Le film n’a pas forcément le même potentiel commercial en France et ESC se rabat donc uniquement sur le montage Director’s Cut (soit réduit de quelques plans et légèrement resserré) et une proposition éditoriale plus sobre. Cela ne veut pas dire que l’édition est vide, puisqu’elle comprend tout de même un petit making of d’époque, relativement rare, autant intéressé par le tournage du film (avec des interviews de Peter Weir et de certains acteurs et actrices) que par ses origines littéraires avec la participation de la romancière en personne. Un peu convenu dans la forme, mais assez intéressant tout de même pour comprendre la porte de cette « légende » en Australie. On trouve aussi un petit comparatif hier / aujourd’hui des lieux de tournages, une présentation enthousiaste de Bernard Bories (Festival des antipodes) et une présentation assez anecdotique d’une projection du film par Mati Diop (Atlantique, Mille Soleils) lors d’une séance carte blanche de L’Étrange Festival.
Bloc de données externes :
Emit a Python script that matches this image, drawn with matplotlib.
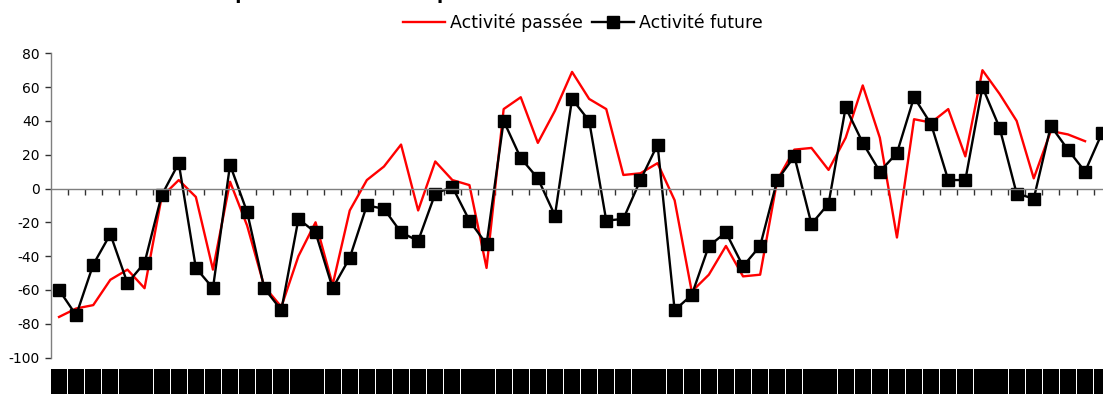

Le segment le plus important et le plus intéressant reste cependant l’interview très complète d’Olivier Père (Arte) qui offre effectivement un regard extrêmement pointu sur le film, ses origines, son esthétique, ses particularités, ses thèmes et son impact sur le cinéma australien et mondial. Passionnant.
Liste des bonus
Présentation du film par Bernard Bories, Directeur du Festival des Antipodes (4’20”), « Le Dernier Jour de la Saint-Valentin » : entretien avec Olivier Père (2021, 36’58”), Présentation publique par Mati Diop (réalisatrice) lors de sa carte blanche à l’Étrange festival en 2019 (11’56”), « A recollection – Hanging Rock 1900 » (1975, 25’55”, VOST), « Hanging Rock et Martindale Hall » : hier et aujourd’hui (5’42”), Bande-annonce d’origine (4’55”, VO).